Investments – What is Rebalancing?
Rebalancing is adjusting your portfolio by buying or selling certain “assets” to maintain the original (target) allocation. Usually to ensure the level of risk taken is maintained.
You don’t have to do anything to your portfolio for it to change naturally, some of your investments will do particularly well while others won’t. (That was the whole point of diversifying your portfolio in the first place!). Those investments that have done well will naturally begin to take up more of your portfolio and those that haven’t will take up less.
It is a good idea to periodically readjust your portfolio in order to restore its original balance. If your investment goal hasn’t changed, your portfolio’s mix shouldn’t, either. Because of market forces and varying returns it does.
Portfolio made up of 50% shares and 50% cash.
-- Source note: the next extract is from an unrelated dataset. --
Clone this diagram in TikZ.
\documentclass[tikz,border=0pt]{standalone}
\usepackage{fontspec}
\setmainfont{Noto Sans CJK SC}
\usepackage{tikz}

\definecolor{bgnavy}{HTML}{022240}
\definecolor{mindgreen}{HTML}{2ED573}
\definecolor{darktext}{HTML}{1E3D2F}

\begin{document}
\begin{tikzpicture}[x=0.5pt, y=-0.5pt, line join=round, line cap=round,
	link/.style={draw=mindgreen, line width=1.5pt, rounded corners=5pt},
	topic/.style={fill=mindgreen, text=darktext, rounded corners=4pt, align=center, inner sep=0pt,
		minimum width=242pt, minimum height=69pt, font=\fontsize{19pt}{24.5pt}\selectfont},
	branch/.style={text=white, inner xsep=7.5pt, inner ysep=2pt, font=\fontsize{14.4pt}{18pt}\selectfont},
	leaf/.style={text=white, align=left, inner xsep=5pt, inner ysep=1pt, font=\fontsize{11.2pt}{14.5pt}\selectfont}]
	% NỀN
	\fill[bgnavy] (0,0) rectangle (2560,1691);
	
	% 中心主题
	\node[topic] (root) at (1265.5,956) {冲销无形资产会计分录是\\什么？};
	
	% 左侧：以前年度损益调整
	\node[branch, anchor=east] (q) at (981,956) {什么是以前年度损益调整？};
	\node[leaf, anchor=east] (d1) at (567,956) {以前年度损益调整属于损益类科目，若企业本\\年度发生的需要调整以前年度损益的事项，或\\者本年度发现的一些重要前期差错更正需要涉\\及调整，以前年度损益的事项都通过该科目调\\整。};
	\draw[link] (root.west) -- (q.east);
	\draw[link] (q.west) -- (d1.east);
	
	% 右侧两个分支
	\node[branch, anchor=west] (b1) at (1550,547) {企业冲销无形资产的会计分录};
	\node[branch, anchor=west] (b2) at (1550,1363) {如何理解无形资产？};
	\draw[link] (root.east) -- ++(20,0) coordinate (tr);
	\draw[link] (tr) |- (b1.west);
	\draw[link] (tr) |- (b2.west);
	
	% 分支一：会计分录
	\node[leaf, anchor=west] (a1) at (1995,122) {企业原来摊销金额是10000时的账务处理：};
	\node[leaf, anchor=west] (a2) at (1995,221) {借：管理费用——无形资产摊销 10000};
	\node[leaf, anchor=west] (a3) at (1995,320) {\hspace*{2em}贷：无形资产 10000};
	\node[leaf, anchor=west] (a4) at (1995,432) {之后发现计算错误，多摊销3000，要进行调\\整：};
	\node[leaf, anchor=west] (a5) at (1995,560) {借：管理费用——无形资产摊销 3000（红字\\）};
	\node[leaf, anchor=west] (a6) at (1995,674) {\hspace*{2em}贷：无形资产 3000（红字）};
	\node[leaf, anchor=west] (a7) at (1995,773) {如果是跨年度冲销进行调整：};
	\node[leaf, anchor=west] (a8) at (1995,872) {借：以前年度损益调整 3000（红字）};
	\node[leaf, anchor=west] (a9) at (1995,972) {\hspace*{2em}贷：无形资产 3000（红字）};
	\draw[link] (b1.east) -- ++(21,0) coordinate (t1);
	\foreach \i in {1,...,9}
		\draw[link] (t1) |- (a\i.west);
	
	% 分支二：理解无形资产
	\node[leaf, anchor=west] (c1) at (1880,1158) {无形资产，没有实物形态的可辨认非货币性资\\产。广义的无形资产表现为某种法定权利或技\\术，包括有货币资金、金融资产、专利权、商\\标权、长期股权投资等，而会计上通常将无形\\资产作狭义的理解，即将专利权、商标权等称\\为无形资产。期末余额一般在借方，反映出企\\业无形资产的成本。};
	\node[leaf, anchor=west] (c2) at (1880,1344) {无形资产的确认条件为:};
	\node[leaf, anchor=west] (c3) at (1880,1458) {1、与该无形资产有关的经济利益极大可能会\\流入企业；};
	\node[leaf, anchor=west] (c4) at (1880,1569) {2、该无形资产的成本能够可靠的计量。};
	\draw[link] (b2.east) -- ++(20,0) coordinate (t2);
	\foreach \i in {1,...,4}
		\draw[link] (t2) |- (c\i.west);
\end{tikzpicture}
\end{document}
Let’s say over 5 years your shares grow at 10% per year, whereas your cash grows at 1% per year, here is what happens:
|Shares||Shares as %||Cash||Cash as %|
|End year 1||£11,000||52%||£10,100||48%|
|End year 2||£12,100||54%||£10,201||46%|
|End year 3||£13,310||56%||£10,303||44%|
|End year 4||£14,641||58%||£10,406||42%|
|End year 5||£16,105||61%||£10,510||39%|
The above is trying to demonstrate it simply, however a modern portfolio of investments will be made up of many different assets such as property, UK, Europe, US, Far East, Gilts, Bonds and many others. Possibly as many as 50 different funds meaning it becomes more important than ever to not let your investments drift!